2. The passive mechanical properties and 'preflexes' that are evident in insects must be augmented with adaptive strategies if robots are to cope with a range of unstructured environments and with multiple tasks. We will therefore investigate the motor control and adaptation strategies that higher animals, particularly humans, use to cope with unexpected variations in tasks and the environment. We will determine how impedance is specified and varied in response to changing task requirements.

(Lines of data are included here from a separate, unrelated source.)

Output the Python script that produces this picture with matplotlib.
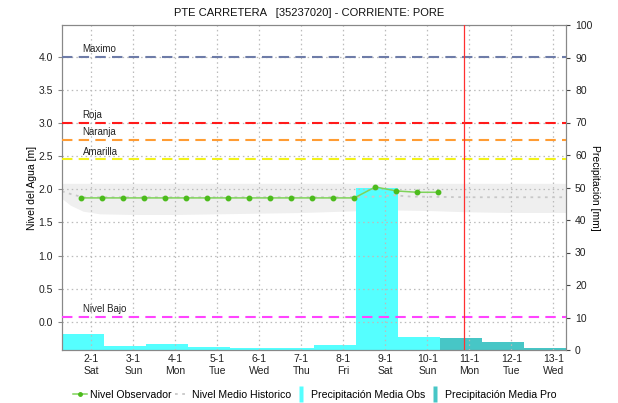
import numpy as np
import matplotlib
matplotlib.use("Agg")
import matplotlib.pyplot as plt
from matplotlib.lines import Line2D

plt.rcParams['font.family'] = ['Liberation Sans', 'DejaVu Sans']

# x axis is in days of January (tick at 00:00 of each day)
day_ticks = [2, 3, 4, 5, 6, 7, 8, 9, 10, 11, 12, 13]
day_labels = ["2-1\nSat", "3-1\nSun", "4-1\nMon", "5-1\nTue", "6-1\nWed", "7-1\nThu",
              "8-1\nFri", "9-1\nSat", "10-1\nSun", "11-1\nMon", "12-1\nTue", "13-1\nWed"]

# observed level, every 12 h
obs_t = [1.76 + 0.5 * k for k in range(18)]
obs_level = [1.87, 1.87, 1.87, 1.87, 1.87, 1.87, 1.87, 1.87, 1.87, 1.87,
             1.87, 1.87, 1.87, 1.87, 2.035, 1.975, 1.955, 1.955]

# historic mean level and its band
hist_t = [1.3, 1.5, 1.8, 2.5, 4, 6, 8, 8.8, 9.2, 9.6, 11, 13.3]
hist_mean = [1.97, 1.93, 1.88, 1.88, 1.88, 1.88, 1.88, 1.89, 1.91, 1.89, 1.88, 1.88]
band_t = [1.3, 1.5, 1.8, 2.2, 3, 4, 5, 6, 7, 8, 9, 10, 11, 12, 13.3]
band_low = [1.86, 1.76, 1.67, 1.63, 1.62, 1.62, 1.63, 1.64, 1.65, 1.67, 1.69, 1.68, 1.66, 1.65, 1.65]
band_high = [2.09, 2.09, 2.09, 2.09, 2.09, 2.09, 2.09, 2.09, 2.09, 2.09, 2.09, 2.09, 2.09, 2.09, 2.09]

# daily precipitation (07h - 07h)
obs_rain_start = [1.3, 2.3, 3.3, 4.3, 5.3, 6.3, 7.3, 8.3, 9.3]
obs_rain = [4.9, 1.3, 1.95, 0.9, 0.5, 0.5, 1.6, 50.0, 4.1]
pro_rain_start = [10.3, 11.3, 12.3]
pro_rain = [3.7, 2.45, 0.7]

# thresholds
thr_names = ["Maximo", "Roja", "Naranja", "Amarilla", "Nivel Bajo"]
thr_values = [4.0, 3.0, 2.74, 2.45, 0.08]
thr_colors = ["#6e7ca8", "#ff1a1a", "#ff9c33", "#f2f21a", "#ff44ff"]

now_t = 10.86

fig = plt.figure(figsize=(6.18, 4.03), dpi=100)
ax = fig.add_axes([62 / 618, 53 / 403, 504 / 618, 325 / 403])
ax2 = ax.twinx()

ax.set_xlim(1.3, 13.3)
ax.set_ylim(-0.424, 4.478)
ax2.set_ylim(0, 100)

# band of historic levels sits behind the rain bars (level axis transform)
ax2.fill_between(band_t, band_low, band_high, color="#efefef", lw=0, zorder=0,
                 transform=ax.transData)

# precipitation on the right axis
ax2.bar(obs_rain_start, obs_rain, width=1.0, align='edge', color="#55ffff", zorder=2)
ax2.bar(pro_rain_start, pro_rain, width=1.0, align='edge', color="#47c6c6", zorder=1)
ax2.set_yticks(range(0, 101, 10))
ax2.set_ylabel("Precipitación [mm]", rotation=270, fontsize=7.5, va='center')
ax2.yaxis.set_label_coords(1.057, 0.5)
ax2.set_ylim(0, 100)

ax.set_zorder(ax2.get_zorder() + 1)
ax.patch.set_visible(False)
ax2.patch.set_visible(True)
ax2.patch.set_facecolor("white")

ax.plot(hist_t, hist_mean, color="#c8c8c8", ls=(0, (1.5, 2.5)), lw=1.3, zorder=2)
ax.plot(obs_t, obs_level, color="#7fd35a", lw=1.1, marker='o', ms=3.2,
        mfc="#4cbb1c", mec="#4cbb1c", zorder=4)

for name, val, col in zip(thr_names, thr_values, thr_colors):
    ax.axhline(val, color=col, ls=(0, (5, 3)), lw=1.5, zorder=3)
    ax.annotate(name, (1.79, val), xytext=(0, 2), textcoords='offset points',
                fontsize=7, color="#222222", va='bottom', ha='left')

ax.axvline(now_t, color="#ff3030", lw=0.9, zorder=5)

ax.set_xlim(1.3, 13.3)
ax.set_ylim(-0.424, 4.478)
ax.set_yticks([0.0, 0.5, 1.0, 1.5, 2.0, 2.5, 3.0, 3.5, 4.0])
ax.set_yticklabels(["%.1f" % v for v in ax.get_yticks()])
ax.set_xticks(day_ticks)
ax.set_xticklabels(day_labels)
ax.set_ylabel("Nivel del Agua [m]", fontsize=7.5, va='center')
ax.yaxis.set_label_coords(-0.06, 0.5)
ax.grid(True, color="#bbbbbb", ls=(0, (1.2, 2.5)), lw=0.9, zorder=0)

for a in (ax, ax2):
    for s in a.spines.values():
        s.set_color("#888888")
    a.tick_params(labelsize=7.5, colors="#222222", length=3, width=0.8)
ax.tick_params(axis='x', length=0, pad=3)
ax.tick_params(axis='y', color="#888888")
ax2.tick_params(axis='y', color="#444444")

fig.text(0.5, 0.968, "PTE CARRETERA   [35237020] - CORRIENTE: PORE",
         ha='center', va='center', fontsize=8, color="#111111")

bar_marker = [(-0.3, -1), (0.3, -1), (0.3, 1), (-0.3, 1)]
handles = [Line2D([], [], color="#7fd35a", marker='o', ms=2.5, mfc="#4cbb1c", mec="#4cbb1c", lw=1.1),
           Line2D([], [], color="#c8c8c8", ls=(0, (1.5, 2.5)), lw=1.3),
           Line2D([], [], ls='none', marker=bar_marker, ms=11, color="#55ffff", mec="none"),
           Line2D([], [], ls='none', marker=bar_marker, ms=11, color="#47c6c6", mec="none")]
labels = ["Nivel Observador", "Nivel Medio Historico", "Precipitación Media Obs", "Precipitación Media Pro"]
fig.legend(handles, labels, loc='center', bbox_to_anchor=(0.51, 0.02), ncol=4, frameon=False,
           fontsize=7.6, handlelength=1.3, handletextpad=0.3, columnspacing=0.3)

fig.savefig("out.png", dpi=100)
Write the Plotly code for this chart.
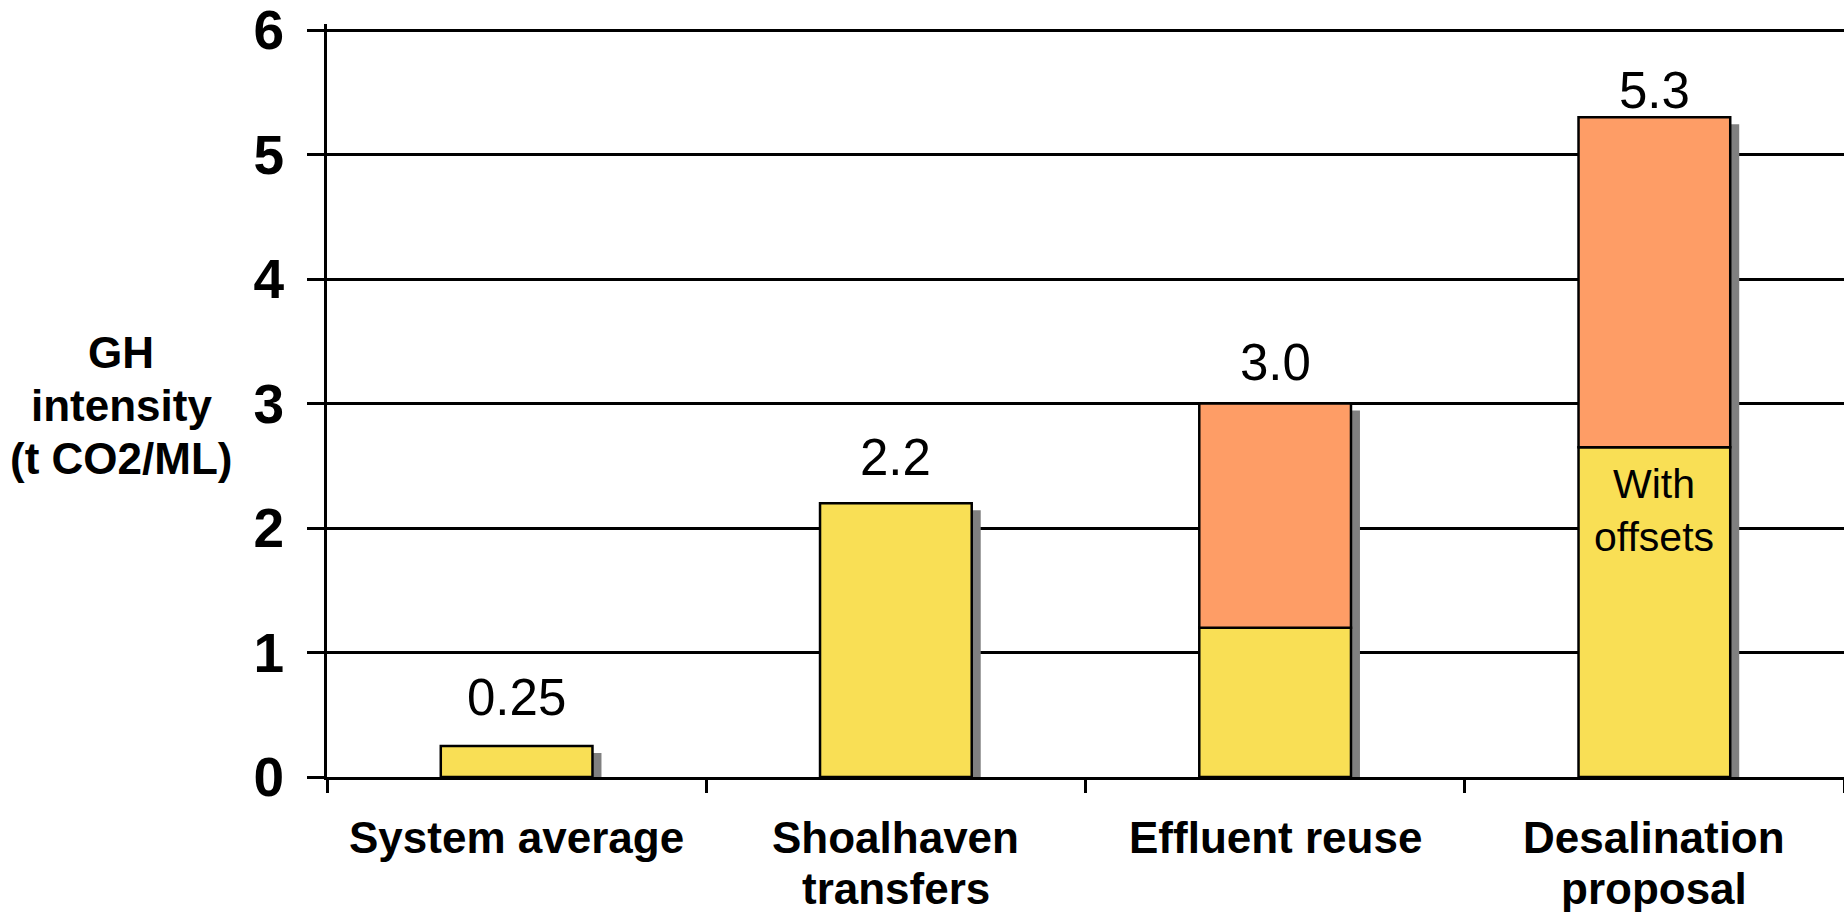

3. The insights obtained from the investigations of passive and 'preflex' behavior in insects and active adaptation in humans will be tested in the control of small and large robots. Tasks will include locomotion and manipulation of awkward and delicate loads, with applications to retrieving wreckage from the ocean floor, de-mining and handling human bodies. The investigations will begin using robots that employ mostly off-the-shelf technology and will progress to robots that take advantage of new materials, fabrication, sensing, and actuation technologies as they become available during the project.
4. We will take advantage of new developments in shape deposition manufacturing (SDM) to develop biomimetic robot structures with complex three-dimensional geometry, tailored compliance and damping properties, and embedded sensors and actuators. The structures will overcome many of the limitations present in today's robots assembled from metal parts and off-the-shelf components. We will begin with individual modules, such as leg or finger joints with built-in actuation and sensing, and progress to entire limbs, and robots composed of a mix of SDM and conventionally manufactured parts.
5. The development of biomimetic robot structures is critically dependent on better actuation and sensing technology. We will therefore conduct research on embeddable actuators and sensors especially suited for biomimetic robots at small and large scales.